“God, grant me the serenity to accept the things I cannot change, the courage to change the things I can, and the wisdom to know the difference.”
So reads what is known universally as “The Serenity Prayer” as it is used in 12-step groups all over the world. So wrote Reinhold Niebuhr, or so the story sometimes goes, on an envelope, or the back of the bulletin, or some other random piece of paper, during the morning service one Sunday in 1942, or thereabouts. It was only the opening stanza of a longer prayer he would deliver in that service, after a sermon on Practical Christianity, never dreaming it would have a life that extended far beyond his own.
Although in later interviews, after “the prayer” had become famous, Dr. Niebuhr did take credit for the prayer, he also admitted that the ideas in it may well have been “floating around for centuries”; research has shown he was correct in that statement, although he never revealed whether he recalled the source from which he had borrowed the ideas. Whatever its true origins, within a few short decades the prayer had taken on a life of its own, and a title: “The Serenity Prayer.”

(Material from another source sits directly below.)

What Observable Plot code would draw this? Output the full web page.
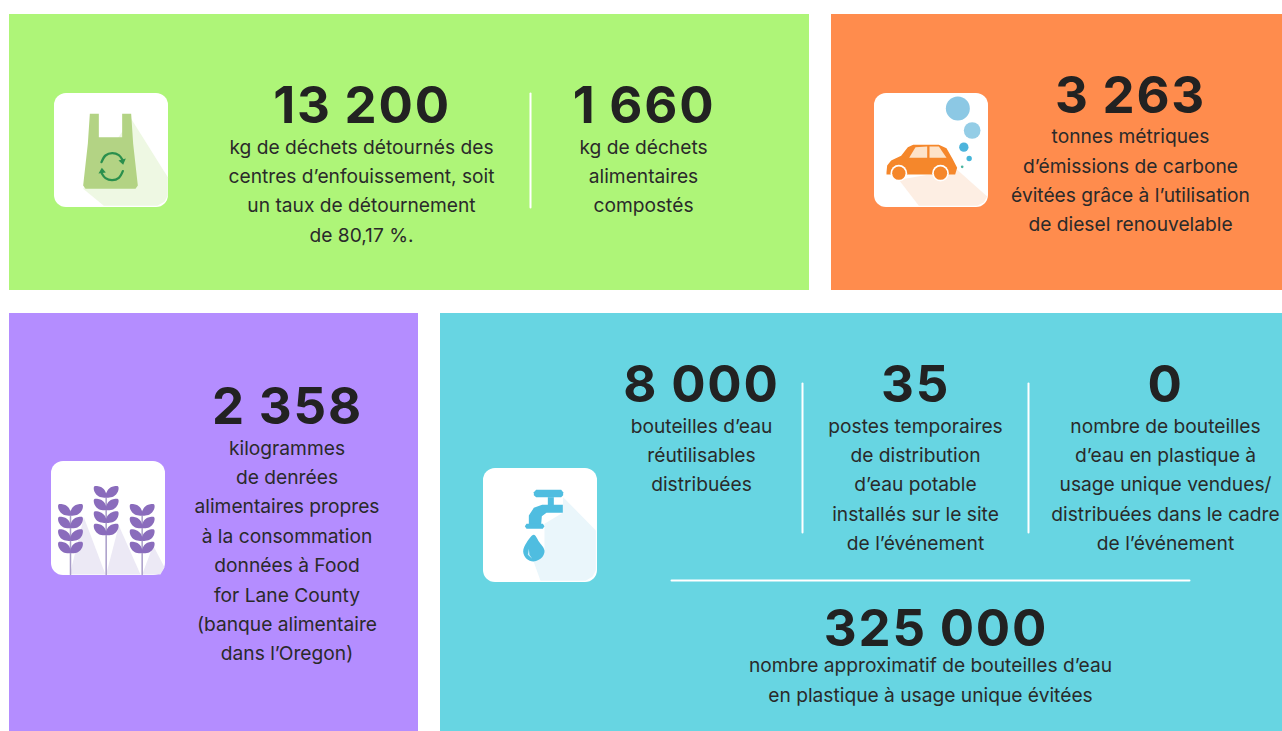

I’ve always had a problem with the Serenity Prayer. In fact, I’ve rejected it much more often than I’ve prayed it, a fact that almost everyone I meet finds close to heresy. Rejecting the Serenity Prayer has become the unforgiveable sin against modern civil religion, against “common knowledge,” tantamount to blasphemy against the public manifestation of all that is holy. To question the Serenity Prayer is seen as speaking against the very fabric of the self-help movement itself. The reaction of people ranges from shocked disbelief to outright pity, so I don’t mention my heretical thinking often.
Far be it from me to suggest that the word “serenity” is only one of three petitions lifted up in the prayer, and not the one in the ultimate position, syntactically. I am well aware that if anyone “Googles” the phrase, “Serenity Prayer,” there is not a single doubt that this is the only prayer to which thousands of links will direct their browser. Thousands of websites present the Serenity Prayer, probably tens of thousands, if not millions, in every language imaginable, in words I can’t pronounce and scripts I do not know.
Google took just 0.14 seconds to tell me that there are “about 721,000 results,” for “serenity prayer,” but I think that may just be the ones in English. If some are in some other language, I know Google translator can translate them for me, but I don’t need it to. No matter the language, I know what it says and what it means to whoever posted it on the page. Googling “courage prayer” or “wisdom prayer” will also return thousands of results, but they will point to all manner of prayers posted for all manner of reasons. No one can quote “THE” Wisdom Prayer or “THE” Courage Prayer, even if many of us might have our own nomination for each of those designations.
“Serenity: the quality of being serene.”
That’s what the dictionary says “serenity” means, which only begs the question.
In all the times I’ve heard the prayer said, it has seemed to be almost forbidden to ask what “serenity” actually means. I’ve always felt as though I’m just supposed to intuitively know, yet if there is one thing I do know it is how very NOT intuitive I am. Ask a recovering alcoholic about serenity, and you’ll probably hear the word “sanity” in his definition. Ask a recovering battered wife at an Al-Anon meeting, and you might well hear “survival.” Ask a group of adult children of alcoholic parents, and you would probably hear something about coming to terms with their childhoods as they were, instead of wishing childhood had been the way they wished it had been.
Going a bit further with the dictionary search uncovers this as the meaning of “serene”:
1. a: clear and free of storms or unpleasant change “serene skies” b: shining bright and steady, “the moon, serene in glory” (Alexander Pope)
2: august — used as part of a title, “his Serene Highness”
3: marked by or suggestive of utter calm and unruffled repose or quietude, “a serene smile”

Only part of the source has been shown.